- 向流星許願的我們
- Genre: BL; Fantasy; Romance;
- Directed by: Jiang Ruizhi
- Starring: Zhong Yuexuan; Chu Menghsuan; Yu Jieen; Gewu Xiaotai; Li Liren; Qiu Kaiwei; Cao Lan;
- Country of origin: Taiwan
- Original language: Mandarin
- No. of seasons: 1
- No. of episodes: 12

Production
- Producers: Pan Xinhui Xu Weiting
- Running time: 30–41 minutes
- Production companies: YYS Media Dú Yǐng Zhìzuò

Original release
- Network: LINE TV
- Release: March 26 – June 4, 2026

= Wishing Upon the Shooting Stars =

2026 Taiwanese television series

Wishing Upon the Shooting Stars (向流星許願的我們 (Mìmì guānxì)) is a Taiwanese BL fantasy romance television series produced by YYS Media and Dú Yǐng Zhìzuò, directed by Jiang Ruizhi. The series is based on the work 觀看流星的正確方式 by writer Zhong Minrui, published by Chiu Ko Publishing House. It is the fifth BL production by YYS Media, following Be Loved in House and Unknown. The series premiered on March 26, 2026, exclusively in Taiwan on LINE TV and internationally on Viki and GagaOOLala.

== Synopsis ==
The story follows a disillusioned young man who returns to his hometown on an island. In a moment of despair, he wishes upon a shooting star to "disappear." The next day, he wakes up in a new body and discovers that he has been completely forgotten by everyone. On this fantastic journey, he reunites with his old high school love, and together they seek to reconnect and heal from past traumas.

== Cast ==

=== Main ===
- Zhong Yuexuan as He Xiangyong / Zhong Xiaoyou
- Chu Menghsuan as Chen Haowei
- Yu Jieen as Li Wanzhe
- Gewu Xiaotai as Hamaguchi Canghai (Hama-chan)

=== Recurring ===
- Li Liren as Uncle He (Lao He)
- Qiu Kaiwei as Uncle Hua (island doctor)
- Cao Lan as Angela (ice shop owner, Li Wanzhe's mother)
- Chen Yanxu as young He Xiangyong (age 18)

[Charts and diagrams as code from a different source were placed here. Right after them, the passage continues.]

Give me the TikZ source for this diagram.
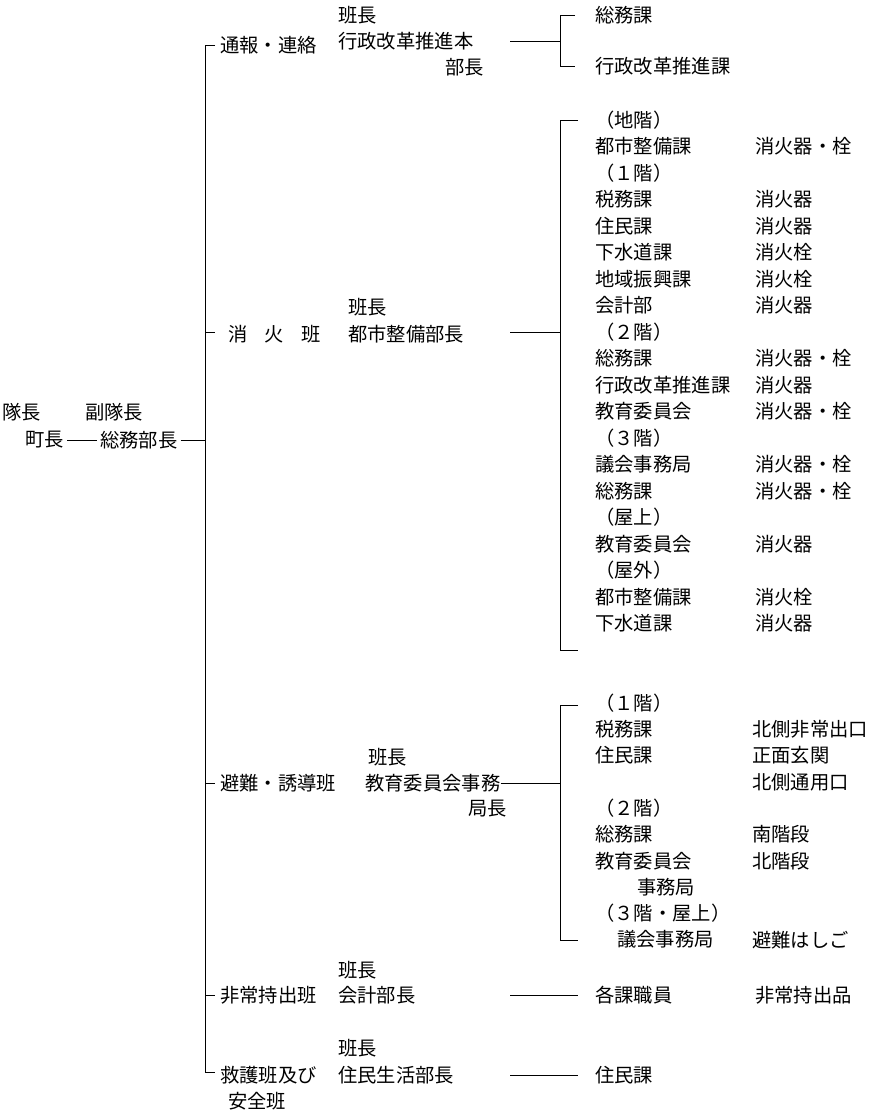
\documentclass[tikz,border=0pt]{standalone}
\usepackage{fontspec}
\setmainfont{Noto Sans CJK JP}
\begin{document}
\begin{tikzpicture}[x=1pt,y=-1pt,
  t/.style={anchor=west,inner sep=0pt,font=\fontsize{19.3}{20}\selectfont},
  ln/.style={line width=0.9pt}]
\useasboundingbox (0,0) rectangle (872,1115);
% left
\node[t] (a1) at (2,412) {隊長};
\node[t] (a2) at (85,412) {副隊長};
\node[t] (cho) at (25,440) {町長};
\node[t] (som) at (100,440) {総務部長};
\draw[ln] (cho.east)+(3,0) -- ([xshift=-3]som.west);
\coordinate (m0) at (205,45);
\coordinate (m1) at (205,1072);
\draw[ln] (215,45) -- (m0) -- (m1) -- (215,1072);
\draw[ln] ([xshift=3]som.east) -- (205,440);
\foreach \y in {332,783,995} \draw[ln] (205,\y) -- (215,\y);
% branches
\node[t] at (220,45) {通報・連絡};
\node[t] at (338,15) {班長};
\node[t] (b1) at (338,41) {行政改革推進本};
\node[t] at (445,67) {部長};
\node[t] at (228,334) {消\hspace{0.9em}火\hspace{0.9em}班};
\node[t] at (348,307) {班長};
\node[t] (b2) at (348,334) {都市整備部長};
\node[t] at (220,783) {避難・誘導班};
\node[t] at (368,757) {班長};
\node[t] (b3) at (365,783) {教育委員会事務};
\node[t] at (468,809) {局長};
\node[t] at (220,995) {非常持出班};
\node[t] at (338,970) {班長};
\node[t] (b4) at (338,995) {会計部長};
\node[t] at (220,1075) {救護班及び};
\node[t] at (228,1101) {安全班};
\node[t] at (338,1048) {班長};
\node[t] (b5) at (338,1075) {住民生活部長};
% brackets
\draw[ln] (510,41) -- (560,41);
\draw[ln] (575,15) -- (560,15) -- (560,66) -- (575,66);
\draw[ln] (510,332) -- (560,332);
\draw[ln] (578,120) -- (560,120) -- (560,650) -- (578,650);
\draw[ln] (b3.east) -- (560,783);
\draw[ln] (578,705) -- (560,705) -- (560,940) -- (578,940);
\draw[ln] (510,995) -- (578,995);
\draw[ln] (510,1075) -- (578,1075);
\node[t] at (595,15) {総務課};
\node[t] at (595,66) {行政改革推進課};
% fire list
\foreach \i/\l/\r in {0/（地階）/,1/都市整備課/消火器・栓,2/（１階）/,3/税務課/消火器,4/住民課/消火器,5/下水道課/消火栓,6/地域振興課/消火栓,7/会計部/消火器,8/（２階）/,9/総務課/消火器・栓,10/行政改革推進課/消火器,11/教育委員会/消火器・栓,12/（３階）/,13/議会事務局/消火器・栓,14/総務課/消火器・栓,15/（屋上）/,16/教育委員会/消火器,17/（屋外）/,18/都市整備課/消火栓,19/下水道課/消火器}{
  \node[t] at (595,120+26.5*\i) {\l};
  \node[t] at (755,120+26.5*\i) {\r};
}
% evac list
\foreach \i/\x/\l/\r in {0/595/（１階）/,1/595/税務課/北側非常出口,2/595/住民課/正面玄関,3/595//北側通用口,4/595/（２階）/,5/595/総務課/南階段,6/595/教育委員会/北階段,7/637/事務局/,8/595/（３階・屋上）/,9/617/議会事務局/避難はしご}{
  \node[t] at (\x,703+26.3*\i) {\l};
  \node[t] at (752,703+26.3*\i) {\r};
}
\node[t] at (595,995) {各課職員};
\node[t] at (755,995) {非常持出品};
\node[t] at (595,1075) {住民課};
\end{tikzpicture}
\end{document}
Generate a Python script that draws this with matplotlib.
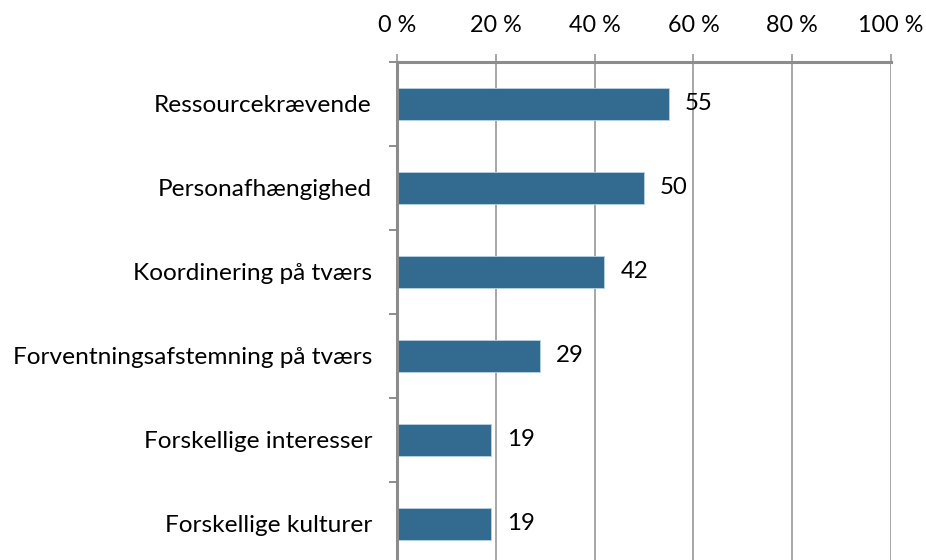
import matplotlib
matplotlib.use("Agg")
import matplotlib.pyplot as plt
from matplotlib.ticker import FixedLocator, FuncFormatter

# survey answers, share of respondents (%)
categories = [
    "Ressourcekrævende",
    "Personafhængighed",
    "Koordinering på tværs",
    "Forventningsafstemning på tværs",
    "Forskellige interesser",
    "Forskellige kulturer",
]
values = [55, 50, 42, 29, 19, 19]
x_ticks = [0, 20, 40, 60, 80, 100]

plt.rcParams["font.family"] = ["Lato", "DejaVu Sans"]

fig = plt.figure(figsize=(9.26, 5.6), dpi=100)
ax = fig.add_axes([397 / 926, -6 / 560, 494 / 926, 504 / 560])

ypos = list(range(len(categories)))
ax.barh(ypos, values, height=0.39, color="#336a8f",
        edgecolor="#b9d3e6", linewidth=0.6, zorder=3)

for y, v in zip(ypos, values):
    ax.text(v + 3.2, y, str(v), va="center", ha="left", fontsize=17.3,
            color="black", zorder=4)

ax.set_xlim(0, 100)
ax.set_ylim(len(categories) - 0.5, -0.5)

ax.xaxis.tick_top()
ax.xaxis.set_major_locator(FixedLocator(x_ticks))
ax.xaxis.set_major_formatter(FuncFormatter(lambda v, p: f"{v:.0f} %"))
ax.set_yticks(ypos)
ax.set_yticklabels(categories)
# tick marks between the categories
ax.yaxis.set_minor_locator(FixedLocator([i - 0.5 for i in range(len(categories) + 1)]))

grey = "#8c8c8c"
ax.grid(axis="x", color="#a6a6a6", linewidth=1.4, zorder=0)
ax.tick_params(axis="x", which="major", length=6, width=1.4, color="#a6a6a6",
               labelsize=16.8, pad=13)
ax.tick_params(axis="y", which="major", length=0, labelsize=17.6, pad=18)
ax.tick_params(axis="y", which="minor", length=6, width=1.4, color=grey)

for side in ["right", "bottom"]:
    ax.spines[side].set_visible(False)
for side in ["left", "top"]:
    ax.spines[side].set_color(grey)
    ax.spines[side].set_linewidth(2.2)
    ax.spines[side].set_zorder(5)

fig.savefig("out.png", dpi=100)
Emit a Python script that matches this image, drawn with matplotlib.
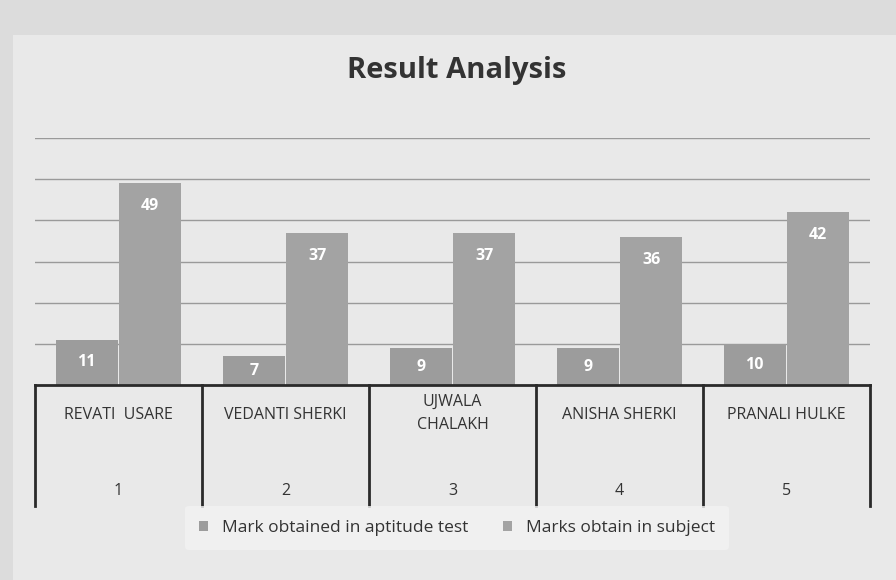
import matplotlib
matplotlib.use("Agg")
import matplotlib.pyplot as plt
from matplotlib.transforms import blended_transform_factory
from matplotlib.patches import Rectangle, Patch

names = ["REVATI  USARE", "VEDANTI SHERKI", "UJWALA\nCHALAKH", "ANISHA SHERKI", "PRANALI HULKE"]
numbers = ["1", "2", "3", "4", "5"]
aptitude = [11, 7, 9, 9, 10]
subject = [49, 37, 37, 36, 42]
series_names = ["Mark obtained in aptitude test", "Marks obtain in subject"]

plt.rcParams['font.family'] = ['Open Sans', 'DejaVu Sans']

fig = plt.figure(figsize=(8.96, 5.8), dpi=100)
fig.patch.set_facecolor("#dcdcdc")
# chart area panel
fig.patches.append(Rectangle((0.015, 0.0), 0.985, 0.94, transform=fig.transFigure,
                             facecolor="#e9e9e9", edgecolor="none", zorder=-10))

ax = fig.add_axes([0.039, 0.336, 0.932, 0.426])
ax.set_facecolor("none")
x = list(range(len(names)))
w = 0.37
off = 0.19
c1 = "#9c9c9c"
c2 = "#a3a3a3"
b1 = ax.bar([i - off for i in x], aptitude, width=w, color=c1, zorder=3)
b2 = ax.bar([i + off for i in x], subject, width=w, color=c2, zorder=3)

for bars, vals in ((b1, aptitude), (b2, subject)):
    for r, v in zip(bars, vals):
        ypos = max(v - 5.6, v / 2)
        ax.text(r.get_x() + r.get_width() / 2, ypos, str(v), ha="center", va="center",
                color="white", fontsize=11.5, fontweight="bold", zorder=4)

ax.set_xlim(-0.5, 4.5)
ax.set_ylim(0, 60)
ax.set_yticks([10, 20, 30, 40, 50, 60])
ax.yaxis.grid(True, color="#9a9a9a", linewidth=1.0, zorder=0)
ax.tick_params(left=False, labelleft=False, bottom=False, labelbottom=False)
for s in ax.spines.values():
    s.set_visible(False)

trans = blended_transform_factory(ax.transData, ax.transAxes)
ax.plot([-0.5, 4.5], [0, 0], transform=trans, color="#2a2a2a", lw=2, clip_on=False, zorder=5)
for b in [-0.5, 0.5, 1.5, 2.5, 3.5, 4.5]:
    ax.plot([b, b], [0, -0.49], transform=trans, color="#2a2a2a", lw=2, clip_on=False)
for i, (n, num) in enumerate(zip(names, numbers)):
    if "\n" in n:
        ax.text(i, -0.035, n, transform=trans, ha="center", va="top", fontsize=11.5,
                color="#333333", linespacing=1.6)
    else:
        ax.text(i, -0.12, n, transform=trans, ha="center", va="center", fontsize=11.5,
                color="#333333")
    ax.text(i, -0.43, num, transform=trans, ha="center", va="center", fontsize=11.5,
            color="#333333")

fig.text(0.51, 0.878, "Result Analysis", ha="center", va="center", fontsize=21,
         fontweight="bold", color="#333333")

handles = [Patch(facecolor=c1), Patch(facecolor=c2)]
leg = fig.legend(handles, series_names, loc="center", bbox_to_anchor=(0.51, 0.09),
                 ncol=2, frameon=True, fontsize=12.5, handlelength=0.5, handleheight=0.5,
                 columnspacing=2.0, borderpad=0.8)
leg.get_frame().set_facecolor("#f2f2f2")
leg.get_frame().set_edgecolor("none")
for t in leg.get_texts():
    t.set_color("#333333")

fig.savefig("out.png", dpi=100, facecolor=fig.get_facecolor())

=== Special appearances ===
- Fang Yuxin as Xixi
- Wu Yueqing as Uncle Ahong

== Soundtrack ==

| No. | Title | Artist | Length |
|---|---|---|---|
| 1. | "頻率" (Opening theme) | Xiao Bingchih | 3:07 |
| 2. | "吹散" (Ending theme) | Hong Weizhe | 3:49 |
| 3. | "海的盡頭沒有燈塔" (Main theme) | Ray Huang Tingrui |  |
| 4. | "走到和你說好的地方" (Soundtrack) | Xu Weixiang | 4:15 |
| 5. | "就好" (Soundtrack) | Hong Weizhe | 3:40 |
| 6. | "聽我說" (Soundtrack) | Huang Fengming | 3:01 |
| 7. | "我在這荒蕪的世界裡奔跑可你不在" (Soundtrack) | Huang Fengming | 3:16 |
| 8. | "找到我" (Soundtrack) | PoLin | 2:33 |
| 9. | "瓶中信" (Soundtrack) | Chi Ke Hu Wei Dui | 2:23 |
| 10. | "送你一枝花" (Soundtrack) | Chi Ke Hu Wei Dui, Tingwei | 3:01 |
| 11. | "在你還記得我之前" (Soundtrack) | Qiu Yuchen |  |

== Reception ==
The series was presented at the Tokyo International Film Festival (TIFFCOM 2025), where the four main actors participated in promotional activities. Taiwanese media highlighted the chemistry between the actors and the international interest in the production.

=== Controversy ===
In May 2025, actor Chen Xiangxi was investigated on suspicion of evading mandatory military service in Taiwan, being taken in for questioning during filming. The production decided to remove his scenes and replace him with Chu Menghsuan in the role. Producer Pan Xinhui stated that the company suffered losses and filed a lawsuit against the actor.